Speaker
Description
The automation of complex experimental systems has been a long-standing goal with numerous real-world applications. While reinforcement learning (RL) has achieved breakthroughs across many domains, prior approaches to physical system control required crafting realistic simulations, complex reward engineering, and extensive training times, limiting practical deployment.
Saha et.al. (2025) introduce a “quantized utility agent” (AQUA), a novel framework that aims to simplify RL for autonomous control in complex physical systems. It declutters the learning process, allowing operational control agents to be pre-trained offline using existing datasets, boosting sample efficiency significantly.
The framework employs generative "world models" that extract meaningful representations from noisy experimental data, encoding inputs and outputs into a compressed feature space that captures process states without explicit temporal ordering. During deployment, AQUA executes efficient searches in this compressed space to imagine outcomes and plan optimal actions through population refinement techniques.
Demonstrated performance across complex optical [1] and quantum systems, AQUA performs optimally out-of-the-box, when deployed on physical systems, adapts to changing conditions, fine-tunes online and surpasses human-level performance.
Emerging quantum computing, communications, sensing and space technologies are carefully assembled, collection of inter-dependent components. As the complexity of these systems grows, maintaining optimal performance manually becomes a major bottleneck, especially for remotely deployed systems.
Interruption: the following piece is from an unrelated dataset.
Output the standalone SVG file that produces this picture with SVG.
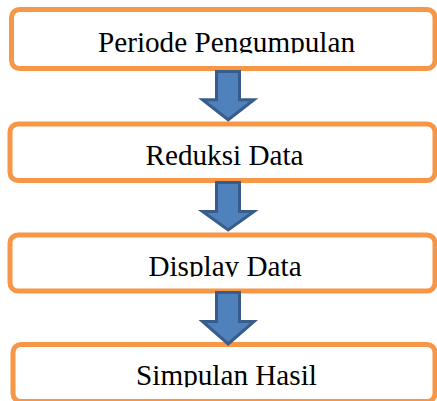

AQUA’s task-agnostic, pre-trainable and adaptable design could effectively streamline these processes, allowing them to scale.
Besides saving hours of human labour, the method’s implied ability to learn features from raw experimental data could, in principle, be used to study the underlying properties of the physical system that are hard to describe in theory, potentially bridging the gap [2].
References:
- A. Saha, et. al., Automating experimental optics with
sample-efficient machine learning methods, Optica 12, 1304-1310
(2025) - S.J. Wetzel, et.al., Interpretable Machine Learning in Physics: A
Review, arXiv:2503.23616 (2025)